Deputy Governor’s Office Permanent Secretary Sharleen DaBreo-Lettsome said last week that a recently completed report on belongership and residency will be made public soon. (Screenshot: GIS)

A review of belongership and residency is complete, and a report will be tabled in the House of Assembly soon, according to Premier’s Office Permanent Secretary Carolyn Stoutt-Igwe.

The update was one of several provided by Ms. Stoutt-Igwe and Deputy Governor’s Office Permanent Secretary Sharleen DaBreo-Lettsome during a livestreamed discussion on the Commission of Inquiry recommendations relating to public sector reforms.

“The recommendation about the granting of residence and belonger status — that review has been completed,” Ms. Stoutt-Igwe said during the Aug. 30 update, which lasted about an hour. “It has been submitted to the Cabinet and will be tabled in the House of Assembly in the not-too-distant future. So work has been done on that, and there is going to be stakeholder consultation on that coming up soon.”

Cabinet appointed Kedrick Malone to carry out the report in January in keeping with a recommendation from the COI report.

‘Backlog’

The review addresses a controversial issue.

In recent months, Governor John Rankin has criticised the pace of the government’s progress in addressing a “backlog” of more than 2,000 residency and belonger applications, but Premier Dr. Natalio “Sowande” Wheatley has described his message as “misleading.”

In July, Dr.
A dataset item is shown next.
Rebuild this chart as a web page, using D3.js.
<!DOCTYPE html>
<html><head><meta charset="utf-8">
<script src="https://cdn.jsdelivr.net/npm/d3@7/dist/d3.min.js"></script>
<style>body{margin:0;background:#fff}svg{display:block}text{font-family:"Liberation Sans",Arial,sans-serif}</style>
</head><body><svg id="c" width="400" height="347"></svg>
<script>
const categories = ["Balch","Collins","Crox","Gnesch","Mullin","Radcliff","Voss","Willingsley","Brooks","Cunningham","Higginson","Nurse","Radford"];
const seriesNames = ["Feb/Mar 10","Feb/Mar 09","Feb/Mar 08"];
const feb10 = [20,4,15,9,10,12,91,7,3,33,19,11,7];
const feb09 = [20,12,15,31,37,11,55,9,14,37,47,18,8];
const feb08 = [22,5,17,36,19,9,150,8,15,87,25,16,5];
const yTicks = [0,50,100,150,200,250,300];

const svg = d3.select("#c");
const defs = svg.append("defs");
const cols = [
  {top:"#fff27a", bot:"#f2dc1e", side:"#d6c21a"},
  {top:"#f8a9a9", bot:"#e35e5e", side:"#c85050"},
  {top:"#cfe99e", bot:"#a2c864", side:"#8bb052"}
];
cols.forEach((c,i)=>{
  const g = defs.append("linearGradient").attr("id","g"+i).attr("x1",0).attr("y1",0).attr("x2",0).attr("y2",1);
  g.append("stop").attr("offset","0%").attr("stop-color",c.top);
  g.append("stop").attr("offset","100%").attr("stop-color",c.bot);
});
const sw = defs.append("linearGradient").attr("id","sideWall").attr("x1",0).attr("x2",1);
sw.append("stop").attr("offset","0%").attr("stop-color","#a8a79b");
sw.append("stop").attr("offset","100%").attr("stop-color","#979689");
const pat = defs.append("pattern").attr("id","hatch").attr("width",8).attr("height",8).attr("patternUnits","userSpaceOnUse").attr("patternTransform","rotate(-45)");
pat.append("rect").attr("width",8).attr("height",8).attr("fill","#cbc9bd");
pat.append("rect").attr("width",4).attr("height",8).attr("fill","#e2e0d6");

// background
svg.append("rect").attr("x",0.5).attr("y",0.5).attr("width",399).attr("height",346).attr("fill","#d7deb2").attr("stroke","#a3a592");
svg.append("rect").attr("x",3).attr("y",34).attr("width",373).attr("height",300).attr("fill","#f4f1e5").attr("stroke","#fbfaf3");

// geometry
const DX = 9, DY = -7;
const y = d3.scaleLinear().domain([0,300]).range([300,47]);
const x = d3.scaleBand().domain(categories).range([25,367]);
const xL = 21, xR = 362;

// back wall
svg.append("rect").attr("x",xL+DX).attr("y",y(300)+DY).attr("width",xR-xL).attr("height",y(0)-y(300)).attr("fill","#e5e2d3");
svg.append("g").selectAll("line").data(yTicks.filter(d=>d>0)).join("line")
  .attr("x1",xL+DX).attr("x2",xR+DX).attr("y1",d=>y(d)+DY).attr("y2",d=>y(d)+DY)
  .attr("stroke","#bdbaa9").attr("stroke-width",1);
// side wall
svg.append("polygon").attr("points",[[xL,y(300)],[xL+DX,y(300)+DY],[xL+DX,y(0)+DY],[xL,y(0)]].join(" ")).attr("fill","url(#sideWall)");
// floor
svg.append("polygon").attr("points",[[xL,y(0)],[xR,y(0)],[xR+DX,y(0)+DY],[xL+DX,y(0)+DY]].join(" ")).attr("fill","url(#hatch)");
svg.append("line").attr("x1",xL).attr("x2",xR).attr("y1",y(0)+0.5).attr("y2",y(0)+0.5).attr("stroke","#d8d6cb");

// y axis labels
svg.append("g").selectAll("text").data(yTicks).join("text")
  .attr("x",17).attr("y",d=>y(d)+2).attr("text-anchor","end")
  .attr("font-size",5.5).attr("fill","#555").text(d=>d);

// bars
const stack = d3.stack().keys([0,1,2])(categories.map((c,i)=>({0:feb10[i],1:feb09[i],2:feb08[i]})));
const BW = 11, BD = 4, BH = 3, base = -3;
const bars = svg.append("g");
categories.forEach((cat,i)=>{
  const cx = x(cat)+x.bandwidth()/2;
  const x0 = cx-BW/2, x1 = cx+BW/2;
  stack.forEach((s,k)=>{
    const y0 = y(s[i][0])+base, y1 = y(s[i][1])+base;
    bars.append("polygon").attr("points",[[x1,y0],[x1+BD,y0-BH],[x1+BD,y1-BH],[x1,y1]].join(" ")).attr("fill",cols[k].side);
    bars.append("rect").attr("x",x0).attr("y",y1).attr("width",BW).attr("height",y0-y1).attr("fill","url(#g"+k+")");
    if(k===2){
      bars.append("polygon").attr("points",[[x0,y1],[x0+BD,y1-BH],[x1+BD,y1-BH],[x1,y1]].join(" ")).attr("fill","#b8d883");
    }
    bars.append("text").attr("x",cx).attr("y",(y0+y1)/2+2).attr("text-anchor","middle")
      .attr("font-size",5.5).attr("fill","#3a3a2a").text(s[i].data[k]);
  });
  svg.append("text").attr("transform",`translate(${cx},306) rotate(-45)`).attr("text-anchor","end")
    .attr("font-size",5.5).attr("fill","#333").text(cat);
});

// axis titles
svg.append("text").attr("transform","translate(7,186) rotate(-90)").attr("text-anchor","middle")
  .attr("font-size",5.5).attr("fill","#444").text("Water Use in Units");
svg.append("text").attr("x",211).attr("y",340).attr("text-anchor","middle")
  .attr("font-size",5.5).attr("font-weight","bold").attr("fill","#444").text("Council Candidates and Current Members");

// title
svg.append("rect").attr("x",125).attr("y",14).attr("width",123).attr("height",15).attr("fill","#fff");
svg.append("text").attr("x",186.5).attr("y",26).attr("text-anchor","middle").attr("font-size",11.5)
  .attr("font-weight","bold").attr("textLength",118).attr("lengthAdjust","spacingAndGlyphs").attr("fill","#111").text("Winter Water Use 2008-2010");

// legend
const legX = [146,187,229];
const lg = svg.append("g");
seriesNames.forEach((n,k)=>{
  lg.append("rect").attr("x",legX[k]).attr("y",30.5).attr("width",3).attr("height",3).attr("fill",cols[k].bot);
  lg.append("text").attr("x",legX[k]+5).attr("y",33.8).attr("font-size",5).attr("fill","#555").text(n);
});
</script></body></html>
Wheatley said that most of those “backlogged” applications were relatively recent: Only 245 belongership applications and 469 residency applications had been outstanding prior to June 2022, according to the premier.

Other reforms

During last week’s discussion, the permanent secretaries also listed other reforms that several government agencies have undertaken since the COI recommendations were published in May 2022 along with an approximately two-year timetable for completion.
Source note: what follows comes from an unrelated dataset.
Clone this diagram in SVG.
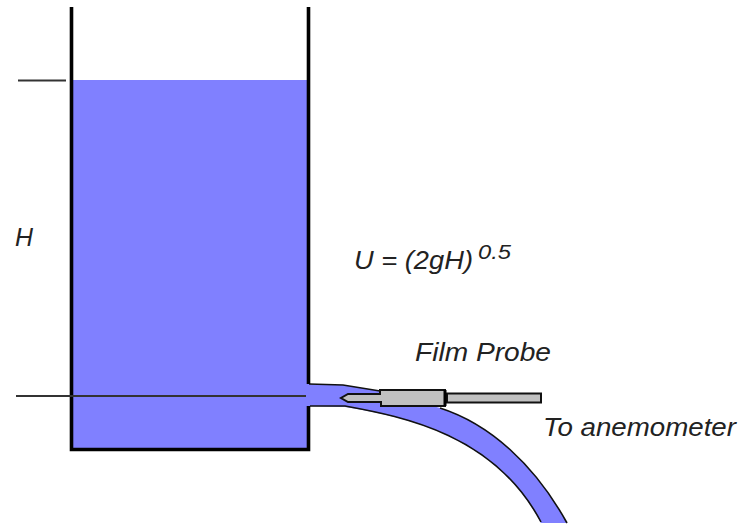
<svg xmlns="http://www.w3.org/2000/svg" width="740" height="526" viewBox="0 0 740 526">
<style>
.t{font-family:"Liberation Sans",Arial,sans-serif;font-style:italic;font-size:25px;fill:#222}
.w{fill:#8080ff;stroke:none}
.e{fill:none;stroke:#111;stroke-width:1.6}
.k{fill:none;stroke:#000;stroke-width:3.6}
.l{fill:none;stroke:#333;stroke-width:2}
.p{fill:#c0c0c0;stroke:#111;stroke-width:2}
</style>
<rect width="740" height="526" fill="#fff"/>
<g id="water">
<rect class="w" x="72" y="80" width="236" height="369"/>
<path class="w" d="M306 384L343 385L380 391L440 408C490 424 535 465 567 523L541 523C495 435 405 417 345 407L306 406Z"/>
</g>
<g id="jet-edges">
<path class="e" d="M309 384L343 385L380 391"/>
<path class="e" d="M310 406H345C405 417 495 435 541 522"/>
<path class="e" d="M440 408C490 424 535 465 567 523"/>
</g>
<g id="tank">
<path class="k" d="M71.500 7V449.500H308.500V406M308.500 384V7"/>
</g>
<g id="levels">
<path class="l" d="M18 80.500H66"/>
<path class="l" d="M16 396H306"/>
</g>
<g id="probe">
<rect class="p" x="447" y="393.500" width="94" height="9"/>
<path class="p" d="M380 394V390H445V406H381V402H348L341 398L348 394Z"/>
<path d="M445 390V406" stroke="#000" stroke-width="3" fill="none"/>
</g>
<g id="labels">
<text class="t" x="15" y="246" textLength="18" lengthAdjust="spacingAndGlyphs">H</text>
<text class="t" x="354" y="269" textLength="119" lengthAdjust="spacingAndGlyphs">U = (2gH)</text>
<text class="t" x="478" y="259" style="font-size:20px" textLength="33" lengthAdjust="spacingAndGlyphs">0.5</text>
<text class="t" x="415" y="361" textLength="136" lengthAdjust="spacingAndGlyphs">Film Probe</text>
<text class="t" x="543" y="436" textLength="193" lengthAdjust="spacingAndGlyphs">To anemometer</text>
</g>
</svg>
Ms. DaBreo-Lettsome, however, claimed that many of the recommendations came with “unrealistic deadlines.”

Some of them will require five to ten years to implement, she said, adding that government is negotiating with the United Kingdom on the timeframes for implementation.
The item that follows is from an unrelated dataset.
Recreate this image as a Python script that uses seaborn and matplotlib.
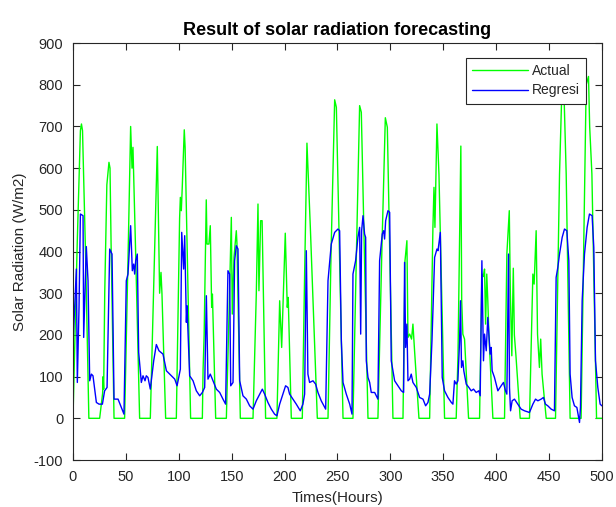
import matplotlib
matplotlib.use('Agg')
import matplotlib.pyplot as plt
import pandas as pd
import seaborn as sns

# Actual (green) - vertices: hour, W/m2
actual_hours = [0, 4, 7, 8, 9, 12, 15,
                25.2, 28, 28.5, 29, 30, 32, 34, 35, 36, 38.8,
                48.8, 52, 54.5, 55.8, 56.7, 59.2, 63,
                73.1, 77, 79.7, 81.3, 81.9, 83.2, 84.1, 87.6,
                97.7, 100.8, 101.5, 102.4, 103.3, 105.2, 106, 111.2,
                122.3, 123, 124, 126, 126.7, 128.5, 129.8, 131.1, 131.8, 134.9,
                145, 148, 149.7, 150.6, 152.2, 154.4, 155, 158.2,
                170.2, 172.7, 173.3, 174.9, 175.8, 177.4, 178.8, 182.1,
                192.8, 195.4, 197.3, 200.7, 202.6, 203.5, 206.4,
                216.8, 219, 221.2, 224.4, 231,
                241.1, 244, 247.4, 249, 255.3,
                264.7, 268, 271, 272.6, 278.9,
                288.3, 292, 295.3, 297.2, 302.5,
                312, 313.9, 315.7, 316.7, 318.3, 320.1, 321.4, 323, 327.1,
                337.2, 340.3, 341.3, 342.2, 344.1, 346, 351.3,
                362.3, 364, 366.7, 367.5, 368.6, 370.2, 374,
                384.4, 386.6, 388, 389.1, 390.1, 391.2, 392.2, 393.2, 394.4, 397,
                408, 410.2, 412.5, 413.5, 414.9, 416.3, 417.3, 418.8, 422.8,
                431.6, 434.8, 436, 437.9, 439.2, 441, 442.2, 443.5, 447.4,
                456.2, 460, 462.2, 464, 466.3, 470,
                480.4, 485.2, 487.4, 488.5, 490.6, 495, 500]
actual_values = [0, 420, 690, 706, 690, 380, 0,
                 0, 60, 100, 70, 300, 560, 614, 600, 420, 0,
                 0, 380, 700, 600, 650, 400, 0,
                 0, 380, 652, 400, 300, 350, 300, 0,
                 0, 480, 530, 498, 554, 692, 650, 0,
                 0, 118, 200, 524, 418, 418, 462, 266, 298, 0,
                 0, 300, 482, 250, 386, 450, 420, 0,
                 0, 242, 298, 514, 306, 474, 474, 0,
                 0, 282, 170, 444, 266, 290, 0,
                 0, 346, 660, 458, 0,
                 0, 400, 764, 746, 0,
                 0, 400, 750, 734, 0,
                 0, 400, 721, 698, 0,
                 0, 378, 426, 194, 202, 190, 226, 160, 0,
                 0, 458, 554, 458, 706, 586, 0,
                 0, 150, 653, 283, 202, 190, 0,
                 0, 346, 340, 358, 226, 346, 282, 202, 138, 0,
                 0, 394, 498, 300, 150, 360, 200, 150, 0,
                 0, 346, 322, 450, 202, 122, 190, 106, 0,
                 0, 586, 786, 800, 586, 0,
                 0, 800, 820, 700, 586, 0, 0]

# Regresi (blue)
regresi_hours = [0, 3.2, 4.1, 5.7, 7, 9.5, 10.1, 12.6, 14.2, 15.8, 17.4, 18.9, 22.1, 24.6,
                 27.8, 29.9, 32.2, 34.7, 36.9, 38.8, 42.6, 45.7, 48.2, 50.4, 52, 54.5, 56.1,
                 57.4, 58.3, 59.3, 60.8, 62.1, 64.6, 66.2, 68.1, 69.3, 70.9, 73.1, 76.3, 78.8,
                 81.3, 85.1, 88.3, 93, 96.2, 98.4, 101.5, 102.8, 104.6, 105.6, 107.2, 107.8,
                 110.3, 113.5, 116.6, 119.8, 122.3, 124.5, 126.1, 127.6, 129.8, 132.4, 135.5,
                 138.7, 141.8, 144.3, 146.5, 148.1, 149.1, 151.3, 152.8, 154.4, 156, 157.6,
                 160.7, 163.9, 167, 170.2, 173.3, 176.5, 179, 181.2, 184.3, 187.5, 190.6,
                 192.8, 195.4, 198.5, 201, 203.2, 204.8, 208, 211.1, 214.9, 217.4, 219,
                 220.6, 222.1, 223.7, 226.9, 229.4, 231.6, 234.7, 238.9, 241.1, 244.2, 247.4,
                 250.5, 252.1, 253.7, 255.3, 258.4, 261.6, 263.8, 264.7, 267.2, 269.4, 271,
                 272, 272.9, 274.2, 275.7, 276.7, 277.3, 278.9, 280.5, 282, 285.2, 288.3,
                 289.9, 292.4, 293.7, 294.6, 295.6, 297.8, 299.4, 300.9, 304.1, 307.2, 310.4,
                 312.6, 313.5, 314.5, 315.7, 316.7, 318.3, 319.8, 321.4, 324.6, 327.7, 330.9,
                 333.4, 335.6, 337.2, 339.4, 341.9, 344.1, 345.1, 347.3, 349.1, 351.3, 354.5,
                 357.7, 359.2, 360.7, 362.3, 363.9, 365.5, 366.4, 367.3, 368.6, 369.5, 371.8,
                 374.3, 376.5, 378.7, 381.2, 383.7, 385, 386.6, 388.1, 389.1, 390.7, 392.2,
                 393.2, 394.4, 395.4, 396.3, 398.5, 400.1, 401.7, 404.8, 407, 408.9, 410.2,
                 411.8, 412.7, 413.7, 415.2, 417.4, 420.6, 423.7, 426.9, 431.6, 434.8, 437.3,
                 439.5, 442.6, 444.8, 446.7, 448.9, 452.1, 455.2, 456.8, 458.4, 460, 462.5,
                 464.7, 466.9, 468.8, 470, 471.9, 474.1, 476.4, 478.9, 479.8, 481.4, 483.6,
                 486.1, 488.3, 490.8, 492.4, 494, 496.2, 498.4, 500]
regresi_values = [178, 358, 86, 266, 490, 486, 194, 412, 330, 90, 106, 102, 38, 34,
                  34, 66, 74, 406, 394, 46, 46, 26, 10, 330, 346, 462, 354,
                  370, 346, 378, 394, 158, 86, 102, 90, 102, 98, 70, 138, 177,
                  162, 154, 114, 102, 94, 78, 118, 446, 358, 438, 230, 270,
                  102, 90, 66, 54, 62, 74, 294, 94, 106, 90, 70,
                  62, 46, 34, 354, 346, 78, 86, 378, 414, 406, 90,
                  54, 46, 30, 22, 42, 58, 70, 58, 38, 22, 10,
                  6, 34, 58, 78, 74, 58, 46, 34, 18, 34, 58,
                  402, 106, 86, 90, 82, 62, 42, 22, 330, 418, 446,
                  454, 450, 186, 86, 58, 34, 10, 346, 378, 434, 458,
                  202, 450, 486, 442, 434, 138, 98, 86, 62, 62, 46,
                  378, 442, 450, 430, 474, 498, 494, 138, 90, 78, 66,
                  62, 374, 170, 226, 90, 94, 106, 86, 74, 50, 46,
                  30, 38, 58, 186, 386, 406, 402, 446, 98, 66, 50,
                  38, 34, 90, 82, 90, 186, 282, 122, 138, 114, 82,
                  74, 66, 70, 62, 66, 54, 378, 138, 202, 162, 242,
                  202, 154, 170, 114, 98, 82, 66, 78, 86, 66, 58,
                  394, 74, 18, 42, 46, 34, 22, 18, 14, 34, 46,
                  42, 46, 50, 34, 30, 22, 18, 338, 362, 394, 434,
                  454, 450, 378, 106, 50, 30, 26, -10, 26, 282, 394,
                  458, 490, 486, 410, 138, 74, 34, 30]

actual_df = pd.DataFrame({'Hours': actual_hours, 'Radiation': actual_values})
regresi_df = pd.DataFrame({'Hours': regresi_hours, 'Radiation': regresi_values})

sns.set_style('ticks')
plt.rcParams['font.family'] = ['Liberation Sans', 'DejaVu Sans']
plt.rcParams['axes.unicode_minus'] = False
plt.rcParams['xtick.direction'] = 'in'
plt.rcParams['ytick.direction'] = 'in'
plt.rcParams['xtick.top'] = True
plt.rcParams['ytick.right'] = True

fig = plt.figure(figsize=(6.16, 5.07), dpi=100)
ax = fig.add_axes([0.1185, 0.0927, 0.8585, 0.8223])

dark = '#262626'
sns.lineplot(data=actual_df, x='Hours', y='Radiation', color='#00ff00', linewidth=1.0,
             estimator=None, sort=False, label='Actual', ax=ax)
sns.lineplot(data=regresi_df, x='Hours', y='Radiation', color='#0000ff', linewidth=1.0,
             estimator=None, sort=False, label='Regresi', ax=ax)

ax.set_xlim(0, 500)
ax.set_ylim(-100, 900)
ax.set_xticks(range(0, 501, 50))
ax.set_yticks(range(-100, 901, 100))
ax.tick_params(labelsize=10.5, colors=dark, length=5, width=0.8)
ax.tick_params(axis='x', pad=7)
ax.tick_params(axis='y', pad=7)
for s in ax.spines.values():
    s.set_color(dark)
    s.set_linewidth(0.8)
    s.set_visible(True)

ax.set_xlabel('Times(Hours)', fontsize=11, color=dark, labelpad=5)
ax.set_ylabel('Solar Radiation (W/m2)', fontsize=11, color=dark, labelpad=5)
ax.set_title('Result of solar radiation forecasting', fontsize=13, fontweight='bold',
             color='black', pad=6)

leg = ax.legend(loc='upper right', bbox_to_anchor=(0.97, 0.965), fontsize=10,
                frameon=True, fancybox=False, handlelength=4.0, borderpad=0.45,
                labelspacing=0.4, handletextpad=0.3, borderaxespad=0)
leg.get_frame().set_edgecolor(dark)
leg.get_frame().set_linewidth(0.8)
leg.get_frame().set_alpha(1)

fig.savefig('out.png', dpi=100)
“The consultants who are brought in to undertake the evaluations … have presented quite a bit of recommendations, and the reports that I’ve seen — they’re not new recommendations; they are things that we know,” she said. “It’s just now what the COI has done is put those things right in focus and [push] us to getting those things done.”

She added that some reforms were already under way before the COI, including the launching of the Public Sector Transformation Programme.

Constitutional review

The permanent secretaries also provided an update on the Constitutional Review Commission, which is about 70 percent finished with its report and recently got a six-month extension from Cabinet.

She added that government is aiming to provide digitised services, including online updates on work permit applications and access to government services from personal computers and phones.

“The whole issue of reforming the public services means that there were issues, and people wanted to have more openness to government’s business, to how information is shared, to how we consult, to how we engage the public,” Ms. DaBreo-Lettsome said.

Host Angela Burns said that the livestreamed “Table Talks” will be held every two weeks and will feature topics centred around improving the delivery standard for government services.